Cast your mind back to your school days and you’ll probably recall being one of those children who tried to push the boundaries when it came to uniform.
Trying to stand out from the crowd, whether it was wearing a tie in a particular way, or taking up the hem on a skirt way above regulation length, many a pupil has tried to flout the rules and look ‘individual’.
But there are rules in life and at school. When you send your child to a particular school with a uniform code it’s a parent’s duty to ensure your children are turned out in the appropriate way.
However it seems that things aren’t so clear cut at Cheney School, as we report today, where dozens of schoolgirls have been removed from class for wearing the wrong trousers.
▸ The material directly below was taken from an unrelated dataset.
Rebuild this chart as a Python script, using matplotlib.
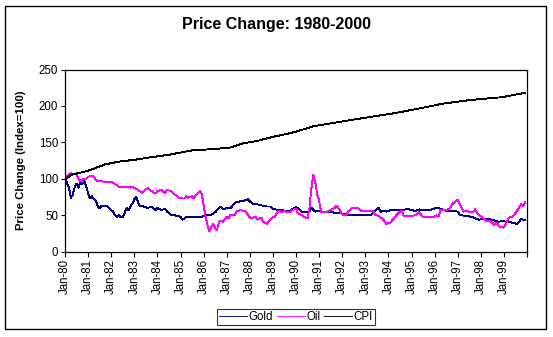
import matplotlib
matplotlib.use('Agg')
import matplotlib.pyplot as plt
from matplotlib.patches import Rectangle

plt.rcParams['font.family'] = ['Liberation Sans', 'DejaVu Sans']

# months since Jan-80 and index values (Jan-80 = 100)
gold_month = [0, 2, 3, 4, 5, 6, 7, 8, 9, 10, 11, 12, 13, 14, 15, 16, 17, 18, 19, 21,
              22, 24, 25, 26, 27, 28, 29, 30, 31, 32, 33, 34, 35, 36, 37, 38, 39, 40, 41, 43,
              45, 47, 48, 50, 52, 53, 55, 57, 60, 61, 62, 63, 65, 67, 69, 71, 73, 75, 76, 78,
              80, 81, 82, 84, 86, 88, 89, 91, 93, 95, 96, 98, 100, 101, 103, 105, 107, 108, 111, 113,
              114, 117, 119, 120, 121, 123, 125, 127, 128, 130, 132, 134, 135, 137, 139, 141, 142, 145, 147, 149,
              152, 153, 156, 159, 160, 163, 164, 166, 167, 169, 172, 174, 177, 179, 180, 182, 184, 186, 189, 193,
              195, 198, 201, 204, 205, 206, 208, 211, 213, 215, 218, 220, 223, 225, 227, 230, 232, 235, 237, 238,
              239]
gold_value = [100, 89, 74, 78, 88, 93, 88, 95, 93, 97, 90, 80, 73, 76, 72, 70, 62, 60, 63, 63,
              62, 57, 55, 50, 48, 50, 47, 48, 53, 60, 57, 62, 66, 72, 75, 67, 62, 63, 62, 60,
              62, 57, 60, 57, 59, 55, 51, 50, 48, 44, 45, 48, 47, 48, 47, 48, 50, 50, 51, 54,
              60, 62, 58, 60, 60, 66, 68, 69, 70, 72, 69, 65, 65, 64, 63, 62, 62, 59, 57, 57,
              56, 56, 60, 61, 60, 55, 54, 55, 60, 55, 56, 54, 55, 54, 54, 53, 53, 52, 50, 50,
              51, 50, 50, 50, 54, 60, 55, 56, 55, 57, 57, 57, 58, 58, 57, 56, 58, 57, 57, 60,
              59, 56, 56, 55, 51, 50, 49, 48, 46, 44, 45, 45, 43, 41, 42, 41, 40, 38, 45, 44,
              43]

oil_month = [0, 2, 3, 4, 6, 7, 8, 9, 11, 12, 14, 15, 16, 17, 21, 24, 26, 28, 31, 34,
             35, 37, 39, 40, 41, 42, 43, 45, 47, 48, 50, 52, 53, 55, 57, 58, 59, 61, 62, 63,
             64, 66, 67, 68, 70, 71, 72, 73, 74, 75, 76, 77, 78, 79, 80, 81, 82, 84, 85, 86,
             88, 89, 91, 93, 94, 96, 97, 99, 100, 102, 103, 105, 106, 108, 109, 110, 111, 113, 114, 115,
             117, 118, 120, 121, 123, 125, 126, 127, 128, 129, 130, 131, 132, 133, 134, 136, 138, 140, 141, 142,
             144, 146, 147, 149, 152, 154, 157, 160, 161, 163, 165, 167, 169, 171, 172, 174, 175, 176, 178, 180,
             182, 184, 186, 188, 191, 193, 194, 195, 198, 200, 201, 202, 204, 205, 206, 207, 208, 210, 212, 213,
             215, 217, 219, 221, 223, 224, 226, 228, 229, 231, 232, 234, 236, 237, 238, 239]
oil_value = [100, 106, 108, 106, 106, 100, 97, 99, 100, 103, 104, 103, 99, 97, 96, 96, 93, 89, 89, 88,
             89, 86, 83, 80, 83, 86, 87, 83, 80, 83, 85, 80, 85, 83, 78, 77, 74, 73, 73, 76,
             74, 76, 73, 78, 83, 80, 64, 48, 37, 28, 34, 38, 32, 30, 41, 42, 41, 48, 46, 51,
             50, 55, 57, 56, 55, 47, 46, 48, 44, 47, 41, 38, 42, 47, 48, 53, 56, 54, 56, 54,
             55, 57, 59, 53, 50, 47, 46, 60, 87, 106, 96, 78, 70, 55, 55, 55, 57, 60, 63, 60,
             51, 50, 55, 60, 60, 56, 56, 56, 51, 49, 45, 38, 40, 46, 50, 55, 56, 49, 49, 49,
             50, 54, 47, 48, 47, 50, 48, 57, 57, 60, 65, 67, 71, 66, 60, 55, 56, 55, 54, 58,
             50, 47, 42, 42, 37, 40, 34, 33, 38, 48, 47, 53, 61, 65, 63, 68]

cpi_month = [0, 4, 12, 21, 29, 36, 43, 54, 66, 78, 86, 93, 100, 107, 116, 119, 129, 140, 154, 171,
             185, 196, 210, 227, 239]
cpi_value = [100, 106, 111, 120, 124, 126, 129, 133, 139, 141, 143, 149, 152, 157, 162, 164, 172, 177, 183, 190,
             197, 203, 208, 212, 218]

year_labels = ['Jan-%02d' % (y % 100) for y in range(1980, 2000)]

fig = plt.figure(figsize=(5.53, 3.37), dpi=100)
ax = fig.add_axes([65 / 553, 1 - 251.7 / 337, 462 / 553, 182.2 / 337])

ax.plot(gold_month, gold_value, color='#000080', lw=0.65, label='Gold', antialiased=False)
ax.plot(oil_month, oil_value, color='#FF00FF', lw=0.65, label='Oil', antialiased=False)
ax.plot(cpi_month, cpi_value, color='black', lw=0.65, label='CPI', antialiased=False)

ax.set_xlim(0, 240)
ax.set_ylim(0, 250)
ax.set_yticks(range(0, 251, 50))
ax.set_xticks(list(range(0, 241, 12)))
ax.set_xticklabels(year_labels + [''], rotation=90, fontsize=8.3)
ax.tick_params(axis='y', labelsize=8.3, length=3, width=0.8, direction='out', pad=2)
ax.tick_params(axis='x', length=3.5, width=0.8, direction='out', pad=2)
for s in ax.spines.values():
    s.set_linewidth(0.9)

ax.set_ylabel('Price Change (Index=100)', fontsize=8.2, fontweight='bold')
ax.yaxis.set_label_coords(-0.085, 0.5)

fig.text(0.5, 1 - 25 / 337, 'Price Change: 1980-2000', ha='center', va='center',
         fontsize=11.5, fontweight='bold')

leg = fig.legend(loc='center', bbox_to_anchor=(296 / 553, 1 - 317 / 337), ncol=3,
                 fontsize=8.3, frameon=True, fancybox=False, handlelength=2.4,
                 handletextpad=0.15, columnspacing=0.35, borderpad=0.2, borderaxespad=0)
leg.get_frame().set_edgecolor('black')
leg.get_frame().set_linewidth(0.8)

# outer chart border
fig.patches.append(Rectangle((5 / 553, 1 - 329 / 337), 541 / 553, 323 / 337,
                             transform=fig.transFigure, fill=False, edgecolor='black', lw=1.0))

plt.savefig('out.png', dpi=100)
Cheney insists that it wrote to all parents at the start of term to inform them that treggins – a form our tight-fitting trousers – were not an acceptable part of the uniform.
Some parents argue they were only given a week’s notice to take heed of that warning, haven’t got the budget to buy an alternative and that the type of trouser their daughter wears does not inhibit how they learn.
They also say that this type of trouser has been worn at the school for years.
In a dispute like this there can be no winners. Perhaps a way forward should be for further round of final warning letters to go out to parents with a new date of enforcement.
That way there can be no argument that there wasn’t a warning. And then any parent who chooses to ignore the rules will only have the themselves to blame if their child loses out on attending lessons.